::: Dataset excerpt :::
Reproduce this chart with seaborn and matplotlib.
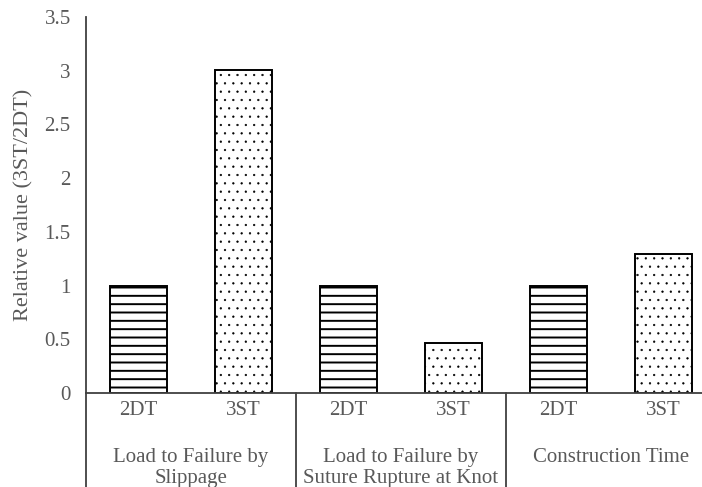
import numpy as np
import pandas as pd
import seaborn as sns
import matplotlib.pyplot as plt
import matplotlib.transforms as mtransforms

groups = ["Load to Failure by\nSlippage", "Load to Failure by\nSuture Rupture at Knot", "Construction Time"]
techniques = ["2DT", "3ST"]
values_2dt = [1.0, 1.0, 1.0]
values_3st = [3.01, 0.47, 1.29]

rows = []
for g, a, b in zip(groups, values_2dt, values_3st):
    rows.append({"bar": g + " 2DT", "tech": "2DT", "value": a})
    rows.append({"bar": g + " 3ST", "tech": "3ST", "value": b})
df = pd.DataFrame(rows)

sns.set_style("white")
plt.rcParams['font.family'] = ['Liberation Serif', 'DejaVu Serif']
plt.rcParams['hatch.linewidth'] = 1.4
plt.rcParams['hatch.color'] = 'black'

fig = plt.figure(figsize=(7.02, 4.87), dpi=100)
ax = fig.add_axes([86 / 702, 94 / 487, 616 / 702, 376 / 487])

sns.barplot(data=df, x="bar", y="value", color="white", width=0.55,
            edgecolor="black", linewidth=1.4, ax=ax, errorbar=None)

hatches = {"2DT": "--", "3ST": ".."}
hatch_lw = {"2DT": 1.4, "3ST": 0.4}
for patch, tech in zip(ax.patches, df["tech"]):
    patch.set_hatch(hatches[tech])
    patch.set_facecolor("white")
    if hasattr(patch, "set_hatch_linewidth"):
        patch.set_hatch_linewidth(hatch_lw[tech])

text_col = "#595959"
line_col = "#404040"
fs = 15

ax.set_ylim(0, 3.5)
ax.set_yticks(np.arange(0, 3.51, 0.5))
ax.set_yticklabels(["0", "0.5", "1", "1.5", "2", "2.5", "3", "3.5"])
ax.set_xlim(-0.5, -0.5 + 616 / 105)
ax.set_xticks(range(len(df)))
ax.set_xticklabels(df["tech"])
ax.tick_params(axis="both", length=0, labelsize=fs, colors=text_col)
ax.tick_params(axis="y", pad=11)
ax.tick_params(axis="x", pad=6)
ax.set_xlabel("")
ax.set_ylabel("Relative value (3ST/2DT)", fontsize=16, color=text_col, labelpad=8)

for side in ["top", "right"]:
    ax.spines[side].set_visible(False)
for side in ["left", "bottom"]:
    ax.spines[side].set_color(line_col)
    ax.spines[side].set_linewidth(1.3)

trans = mtransforms.blended_transform_factory(ax.transData, ax.transAxes)
for xs in [-0.5, 1.5, 3.5]:
    ax.plot([xs, xs], [0, -0.3], transform=trans, color=line_col, lw=1.3, clip_on=False)

for i, g in enumerate(groups):
    ax.text(2 * i + 0.5, -0.145, g, transform=trans, ha="center", va="top",
            fontsize=fs, color=text_col, linespacing=1.2)

fig.savefig("out.png", dpi=100)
:::
- _Job_: Set down again, exactly, the lines of the material above from its first line to the one with "ax = fig.add_axes([86", inclusive. Leave the pictures out.

- _Finished answer_:
Reproduce this chart with seaborn and matplotlib.
import numpy as np
import pandas as pd
import seaborn as sns
import matplotlib.pyplot as plt
import matplotlib.transforms as mtransforms

groups = ["Load to Failure by\nSlippage", "Load to Failure by\nSuture Rupture at Knot", "Construction Time"]
techniques = ["2DT", "3ST"]
values_2dt = [1.0, 1.0, 1.0]
values_3st = [3.01, 0.47, 1.29]

rows = []
for g, a, b in zip(groups, values_2dt, values_3st):
    rows.append({"bar": g + " 2DT", "tech": "2DT", "value": a})
    rows.append({"bar": g + " 3ST", "tech": "3ST", "value": b})
df = pd.DataFrame(rows)

sns.set_style("white")
plt.rcParams['font.family'] = ['Liberation Serif', 'DejaVu Serif']
plt.rcParams['hatch.linewidth'] = 1.4
plt.rcParams['hatch.color'] = 'black'

fig = plt.figure(figsize=(7.02, 4.87), dpi=100)
ax = fig.add_axes([86 / 702, 94 / 487, 616 / 702, 376 / 487])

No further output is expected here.